The Maryland Board of Public Works ultimately approved at its Sept 3 meeting a $60 million contract with NCS Pearson Inc of Iowa City, Iowa, to administer and score computerized tests for students in grades 3 through 11, assessing their understanding of subject in the Common Core, Maryland Reporter.com reports.
The Board of Public Works is made up of the governor, state treasurer, and comptroller. The vote on approval of the contract, which had only one bidder, was 2-1, with Comptroller Peter Franchot voting against approval.
“How do we know we’re getting the best price?” Maryland Reporter.com quoted him as saying. “I am stunned that are we are so casual in this bidding process.”
Louisiana Gov Bobby Jindal raised concerns that parallel those expressed by Mr Franchot when his state approved its own testing contract with Pearson.
The news website also noted Mr Franchot’s objection to what he sees as excessive testing of public school students and the “teaching to the test” that engenders. But the fact remains that schools must comply with federal law, and one of those laws requires all public schools to administer certain tests to every students every year.
The debate about over-testing has grown, education historian Diane Ravitch says, but it is mostly irrelevant in the context of the contract. The place for that debate is in the halls of Congress, not at a BPW meeting.

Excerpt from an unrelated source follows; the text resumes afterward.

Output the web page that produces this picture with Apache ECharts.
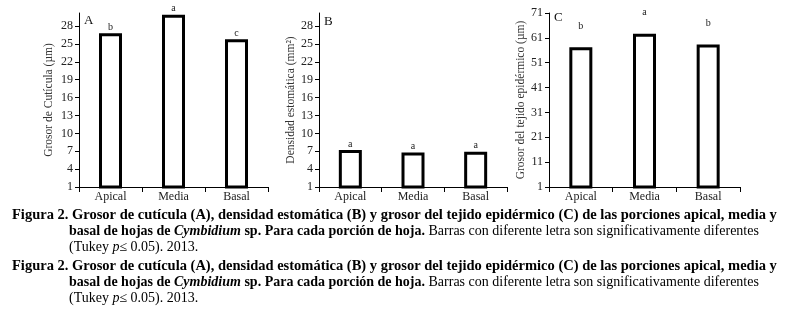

The tests in question, from the Partnership for Assessment of Readiness for College and Careers, or PARCC, were field tested in the spring of this year. Most schools in the state are already preparing for their administration in the spring of 2015. (High schools running on semester block schedules, or 4×4 blocks, will be administering the tests this fall and in January.)
In other states, the same issues are coming up, Education Week reported.
In the past year, three statesĀ—Indiana, Oklahoma, and South Carolina—reversed their Common Core adoptions, the magazine noted. Other states kept the Common Core standards but opted not to use tests from one of two large consortia, including Florida, Iowa, and Kansas. These states have had to revise their tests significantly, often at great expense and certainly under the gun, as spring draws near.